On Thursday, 25 May 2023 at 17:57:21 UTC+1, MRAB wrote:
On 2023-05-25 16:53, Eryk Sun wrote:
On 5/25/23, BlindAnagram <[email protected]> wrote:
vcx_path = 'C:\\build.vs22\\lib\\lib.vcxproj'
src_path = 'C:\\lib\\src\\'
rel_path = '..\\..\\..\\lib\\src'
[snip]
The first of these three results produces an incorrect relative path
because relpath does not strip off any non-directory tails before
comparing paths.
The start path is assumed to be a directory, which defaults to the
current working directory, and the input paths are first resolved as absolute paths. In order to reach src_path from vcx_path, one has to traverse 3 levels up to the root directory.

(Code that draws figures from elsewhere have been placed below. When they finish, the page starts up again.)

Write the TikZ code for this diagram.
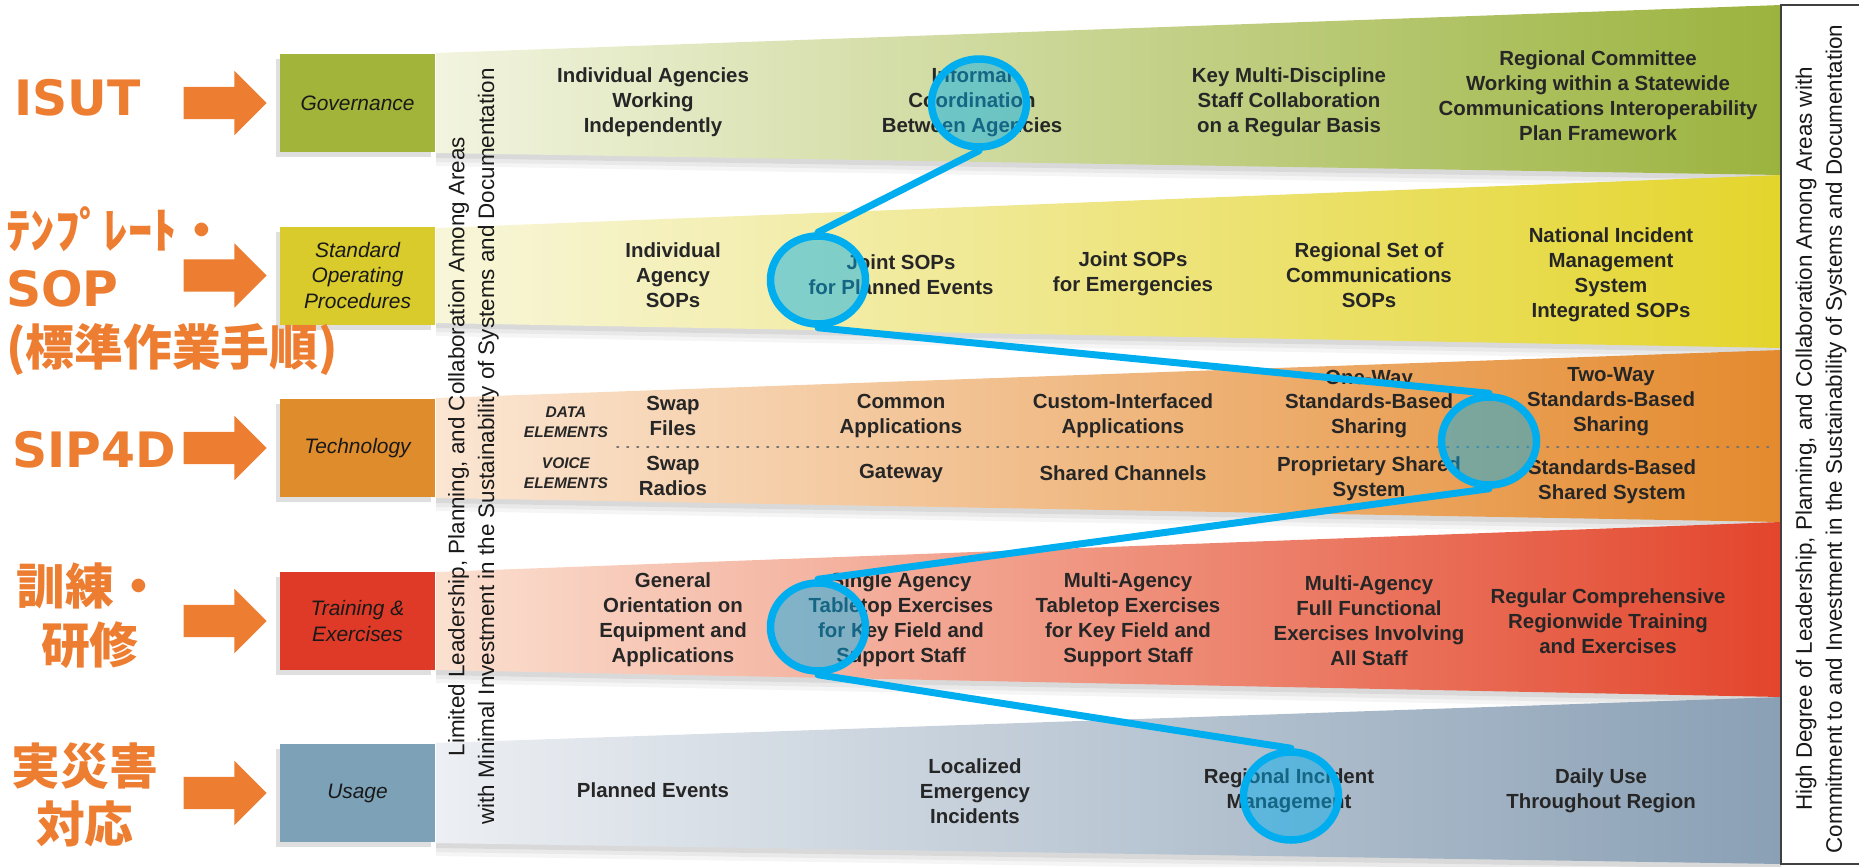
\documentclass[tikz,border=0pt]{standalone}
\usepackage{fontspec}
\setmainfont{Liberation Sans}
\newfontfamily\jpfont{Noto Sans CJK JP}
\newfontfamily\calloutlatin{DejaVu Sans}
\usetikzlibrary{positioning,shapes.geometric,shapes.arrows,shadows}

\definecolor{callout}{HTML}{ED7D31}
\definecolor{ringblue}{HTML}{00AEEF}
\definecolor{govgreen}{HTML}{A3B43A}
\definecolor{sopyellow}{HTML}{D8CB2B}
\definecolor{techorange}{HTML}{DF8C2C}
\definecolor{trainred}{HTML}{DF3A27}
\definecolor{usageblue}{HTML}{7DA2B8}
\definecolor{inktext}{HTML}{262626}
\definecolor{gov-l}{HTML}{F2F4DF}\definecolor{gov-m}{HTML}{D3DCA2}\definecolor{gov-r}{HTML}{9BB33E}
\definecolor{sop-l}{HTML}{F8F6DA}\definecolor{sop-m}{HTML}{F2EAAE}\definecolor{sop-r}{HTML}{E4D52C}
\definecolor{tech-l}{HTML}{FBE6D3}\definecolor{tech-m}{HTML}{F4C394}\definecolor{tech-r}{HTML}{E48A2E}
\definecolor{train-l}{HTML}{FBE0D0}\definecolor{train-m}{HTML}{F0A484}\definecolor{train-r}{HTML}{E3452C}
\definecolor{usage-l}{HTML}{ECEFF3}\definecolor{usage-m}{HTML}{C8D0DA}\definecolor{usage-r}{HTML}{8AA0B5}

\tikzset{
    label-box/.style = {rectangle, minimum width=155bp, minimum height=98bp, inner sep=2pt, align=center,
        font=\fontsize{21}{26}\selectfont\itshape, text=black!90,
        drop shadow={shadow xshift=-4bp, shadow yshift=-5bp, opacity=.25}},
    band-text/.style = {align=center, inner sep=0pt, text=inktext, font=\fontsize{20.5}{25}\selectfont\bfseries},
    element-text/.style = {align=center, inner sep=0pt, text=inktext, font=\fontsize{15.5}{20}\selectfont\bfseries\itshape},
    side-text/.style = {rotate=90, align=center, inner sep=0pt, text=black!90, font=\fontsize{22.5}{30}\selectfont},
    orange-text/.style = {inner sep=0pt, text=callout, font=\fontsize{49}{59}\selectfont\jpfont\bfseries},
    orange-arrow/.style = {single arrow, fill=callout, minimum height=83bp, inner xsep=0pt, inner ysep=16bp,
        single arrow head extend=16bp},
    element-rule/.style = {black!55, line width=1.6bp, line cap=round, dash pattern=on 1.5bp off 8.5bp},
    ring/.style = {ellipse, draw=ringblue, line width=7.5bp, fill=ringblue, fill opacity=.47,
        minimum width=95bp, minimum height=88bp, inner sep=0pt},
    link/.style = {draw=ringblue, line width=7bp, line cap=round},
}

\newcommand{\drawband}[5]{%
  \foreach \s/\o in {13/.04, 9/.05, 5/.07}
    \fill[black, opacity=\o] (436,#1+\s) -- (1781,#3+\s) -- (1781,#4+\s) -- (436,#2+\s) -- cycle;
  \shade[left color=#5-l, middle color=#5-m, right color=#5-r] (436,#1) -- (1781,#3) -- (1781,#4) -- (436,#2) -- cycle;
}

\begin{document}
\begin{tikzpicture}[x=1bp, y=-1bp]
\useasboundingbox (0,0) rectangle (1859,867);

\drawband{53}{153}{5}{175}{gov}
\drawband{228}{323}{175}{348}{sop}
\drawband{398}{498}{350}{522}{tech}
\drawband{572}{670}{522}{697}{train}
\drawband{743}{843}{697}{864}{usage}

\node[label-box, fill=govgreen] (gov-box) at (357.5,103) {Governance};
\node[label-box, fill=sopyellow] (sop-box) at (357.5,275.5) {Standard\\Operating\\Procedures};
\node[label-box, fill=techorange] (tech-box) at (357.5,448) {Technology};
\node[label-box, fill=trainred] (train-box) at (357.5,621) {Training \&\\Exercises};
\node[label-box, fill=usageblue] (usage-box) at (357.5,793) {Usage};

\node[orange-arrow, left=13bp of gov-box] (gov-arrow) {};
\node[orange-arrow, left=13bp of sop-box] (sop-arrow) {};
\node[orange-arrow, left=13bp of tech-box] (tech-arrow) {};
\node[orange-arrow, left=13bp of train-box] (train-arrow) {};
\node[orange-arrow, left=13bp of usage-box] (usage-arrow) {};

\node[orange-text, anchor=base west] (isut) at (14,115) {\calloutlatin\bfseries ISUT};
\node[orange-text, anchor=west, align=left] (sop-name) at (6,291) {ﾃﾝﾌﾟﾚｰﾄ・\\{\calloutlatin\bfseries SOP}\\(標準作業手順)};
\node[orange-text, anchor=base west] (sip4d) at (12,467) {\calloutlatin\bfseries SIP4D};
\node[orange-text, align=center] (training-name) at (90,616) {訓練・\\研修};
\node[orange-text, align=center] (disaster-name) at (85,795) {実災害\\対応};

\node[band-text] (gov-1) at (653,102) {Individual Agencies\\Working\\Independently};
\node[band-text] (gov-2) at (972,102) {Informal\\Coordination\\Between Agencies};
\node[band-text] (gov-3) at (1289,102) {Key Multi-Discipline\\Staff Collaboration\\on a Regular Basis};
\node[band-text] (gov-4) at (1598,96) {Regional Committee\\Working within a Statewide\\Communications Interoperability\\Plan Framework};

\node[band-text] (sop-1) at (673,275) {Individual\\Agency\\SOPs};
\node[band-text] (sop-2) at (901,275) {Joint SOPs\\for Planned Events};
\node[band-text] (sop-3) at (1133,274) {Joint SOPs\\for Emergencies};
\node[band-text] (sop-4) at (1369,275) {Regional Set of\\Communications\\SOPs};
\node[band-text] (sop-5) at (1611,275) {National Incident\\Management\\System\\Integrated SOPs};

\node[element-text] (data-el) at (566,422) {DATA\\ELEMENTS};
\node[element-text] (voice-el) at (566,473) {VOICE\\ELEMENTS};
\draw[element-rule] (617,447) -- (1776,447);
\node[band-text] (data-1) at (673,416) {Swap\\Files};
\node[band-text] (data-2) at (901,416) {Common\\Applications};
\node[band-text] (data-3) at (1123,416) {Custom-Interfaced\\Applications};
\node[band-text] (data-4) at (1369,404) {One-Way\\Standards-Based\\Sharing};
\node[band-text] (data-5) at (1611,402) {Two-Way\\Standards-Based\\Sharing};
\node[band-text] (voice-1) at (673,476) {Swap\\Radios};
\node[band-text] (voice-2) at (901,473) {Gateway};
\node[band-text] (voice-3) at (1123,473) {Shared Channels};
\node[band-text] (voice-4) at (1369,479) {Proprietary Shared\\System};
\node[band-text] (voice-5) at (1612,482) {Standards-Based\\Shared System};

\node[band-text] (train-1) at (673,620) {General\\Orientation on\\Equipment and\\Applications};
\node[band-text] (train-2) at (901,620) {Single Agency\\Tabletop Exercises\\for Key Field and\\Support Staff};
\node[band-text] (train-3) at (1128,620) {Multi-Agency\\Tabletop Exercises\\for Key Field and\\Support Staff};
\node[band-text] (train-4) at (1369,621) {Multi-Agency\\Full Functional\\Exercises Involving\\All Staff};
\node[band-text] (train-5) at (1608,621) {Regular Comprehensive\\Regionwide Training\\and Exercises};

\node[band-text] (usage-1) at (653,790) {Planned Events};
\node[band-text] (usage-2) at (975,791) {Localized\\Emergency\\Incidents};
\node[band-text] (usage-3) at (1289,791) {Regional Incident\\Management};
\node[band-text] (usage-4) at (1601,791) {Daily Use\\Throughout Region};

\node[side-text] (low-end) at (473.5,446.5) {Limited Leadership, Planning, and Collaboration Among Areas\\with Minimal Investment in the Sustainability of Systems and Documentation};
\draw[black!75, line width=1.2bp, fill=white] (1781,5) rectangle (1880,864);
\node[side-text] (high-end) at (1821,439) {High Degree of Leadership, Planning, and Collaboration Among Areas with\\Commitment to and Investment in the Sustainability of Systems and Documentation};

\node[ring] (ring-gov) at (979,103) {};
\node[ring] (ring-sop) at (818,280) {};
\node[ring] (ring-tech) at (1489,441) {};
\node[ring] (ring-train) at (818,627) {};
\node[ring] (ring-usage) at (1291,796) {};
\draw[link] (ring-gov.south) -- (ring-sop.north);
\draw[link] (ring-sop.south) -- (ring-tech.north);
\draw[link] (ring-tech.south) -- (ring-train.north);
\draw[link] (ring-train.south) -- (ring-usage.north);
\end{tikzpicture}
\end{document}
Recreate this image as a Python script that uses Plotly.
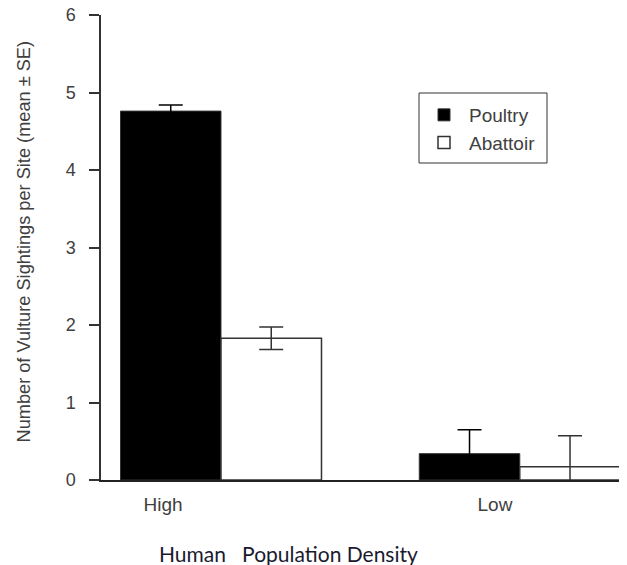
import plotly.graph_objects as go

# ---- data ----
categories = ["High", "Low"]
series_names = ["Poultry", "Abattoir"]
poultry_mean = [4.76, 0.34]
poultry_se = [0.08, 0.31]
abattoir_mean = [1.83, 0.17]
abattoir_se = [0.145, 0.40]
y_ticks = [0, 1, 2, 3, 4, 5, 6]

# ---- layout constants (x axis in units of one bar width) ----
group_centers = [1.194, 4.167]
label_positions = [0.617, 3.92]
x_range = [0, 5.234]

# page body has an 8px margin; compensate so the plot area lands where the reference has it
PAGE_OFF = 8
PLOT_L, PLOT_R, PLOT_T, PLOT_B = 101, 627, 15, 480
W, H = 627 - PAGE_OFF, 565 - PAGE_OFF


def px(x):
    return (x - PLOT_L) / (PLOT_R - PLOT_L)


def py(y):
    return (PLOT_B - y) / (PLOT_B - PLOT_T)


ARIAL = "Liberation Sans, Arial, sans-serif"

fig = go.Figure()
fig.add_trace(go.Bar(
    name=series_names[0], x=group_centers, y=poultry_mean,
    width=1, offset=-1,
    marker=dict(color="black", line=dict(color="#333333", width=1)),
    error_y=dict(type="data", array=poultry_se, visible=True,
                 color="black", thickness=1.5, width=12),
))
fig.add_trace(go.Bar(
    name=series_names[1], x=group_centers, y=abattoir_mean,
    width=1, offset=0,
    marker=dict(color="white", line=dict(color="#333333", width=1.5)),
    error_y=dict(type="data", array=abattoir_se, visible=True,
                 color="#333333", thickness=1.5, width=12),
))

fig.update_layout(
    width=W, height=H,
    margin=dict(l=PLOT_L - PAGE_OFF, r=0, t=PLOT_T - PAGE_OFF, b=H - (PLOT_B - PAGE_OFF)),
    paper_bgcolor="white", plot_bgcolor="white",
    barmode="overlay",
    showlegend=True,
    legend=dict(x=px(419), y=py(96), xanchor="left", yanchor="top",
                borderwidth=0, bgcolor="rgba(0,0,0,0)",
                font=dict(family=ARIAL, size=19, color="#404040"),
                itemwidth=40),
    xaxis=dict(range=x_range, tickmode="array", tickvals=label_positions,
               ticktext=categories, ticks="", showgrid=False, zeroline=False,
               showline=True, linecolor="#222222", linewidth=2,
               ticklabelstandoff=6, automargin=False,
               tickfont=dict(family=ARIAL, size=19, color="#404040")),
    yaxis=dict(range=[0, 6], tickmode="array", tickvals=y_ticks,
               ticks="outside", ticklen=10, tickcolor="#333333", tickwidth=1.5,
               showgrid=False, zeroline=False, showline=True,
               linecolor="#333333", linewidth=1.5,
               ticklabelstandoff=10, ticklabeloverflow="allow", automargin=False,
               tickfont=dict(family=ARIAL, size=18, color="#404040")),
    shapes=[
        dict(type="rect", xref="paper", yref="paper",
             x0=px(419), x1=px(547), y0=py(163), y1=py(93),
             line=dict(color="#333333", width=1), fillcolor="rgba(0,0,0,0)"),
    ],
    annotations=[
        dict(text="Number of Vulture Sightings per Site (mean ± SE)",
             xref="paper", yref="paper", x=px(24), y=py(241.5),
             xanchor="center", yanchor="middle", textangle=-90, showarrow=False,
             font=dict(family=ARIAL, size=18.2, color="#404040")),
        dict(text="Human&nbsp;&nbsp;&nbsp;Population Density",
             xref="paper", yref="paper", x=px(157), y=py(553),
             xanchor="left", yanchor="middle", showarrow=False,
             font=dict(family="Lato, sans-serif", size=21, color="#1a1a2e")),
    ],
)

fig.write_html("out.html")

https://docs.python.org/3/library/os.path.html#os.path.relpath
Well, it's not necessarily the optimal relative path, because it's not always necessary to go all the way up to the root, as in the first example.
Thanks to all for their comments.
I was hoping that there would be an direct way in Python to find a relative path between two paths in which the convention is that all directories end with '\\' so that it is possible to distinguish the 'tail' references to files as not part of the path
comparison.
But I will just have to remember to strip the file tails myself.
Surprisingly (for me at least) the alternative provided by the pathlib module 'relative_to' method doesn't provide for full relative path computation. I was expecting this would offer everything that os.path offers but it doesn't in this case.